The above-described embodiments are only particular examples of the present disclosure. The values, shapes, materials, components, the positions and connection form of the components, processes, and the order of the processes described in the embodiments are merely for illustrative purposes only and are not meant to be limiting on the scope of the present disclosure. Note that among the components of the embodiments, a process that is not described in independent claims representing the highest level of the concept is an optional component.

Furthermore, it will be appreciated that for ease of understanding of the disclosure, the components illustrated in the drawings of the above-described embodiments may not necessarily be drawn to scale.
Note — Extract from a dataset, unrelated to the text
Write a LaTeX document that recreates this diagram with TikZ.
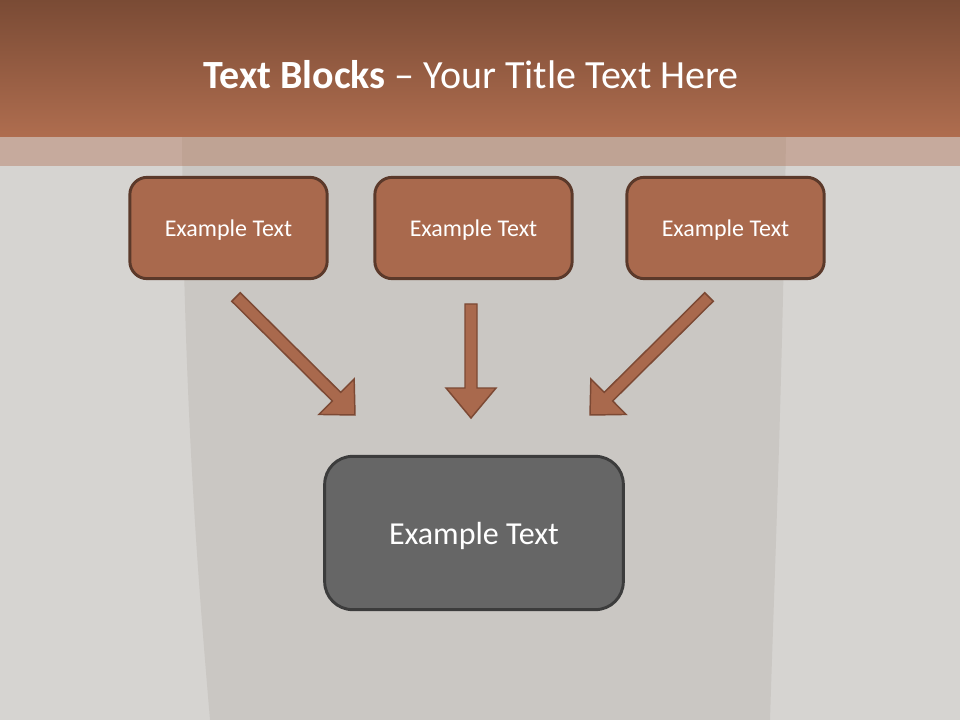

Still furthermore, it should be understood that this disclosure is not intended to be limited by the illustrative embodiments, and various modifications or changes can be made without departing from the scope of the present disclosure.

In addition, application apparatuses have circuit components and members, such as lead wires, disposed on a substrate. The electric wiring and the electric circuits can be mounted in a variety of forms using widely-used techniques in the technical field. These forms are not described herein since these are not directly related to the scope of the present disclosure. It is also to be understood that the above-described drawings are schematic illustrations and are not necessarily precise illustrations.

The present disclosure is widely applicable to, for example, manufacturing of passive-matrix or active matrix organic light emitting elements and devices, such as a TFT substrate.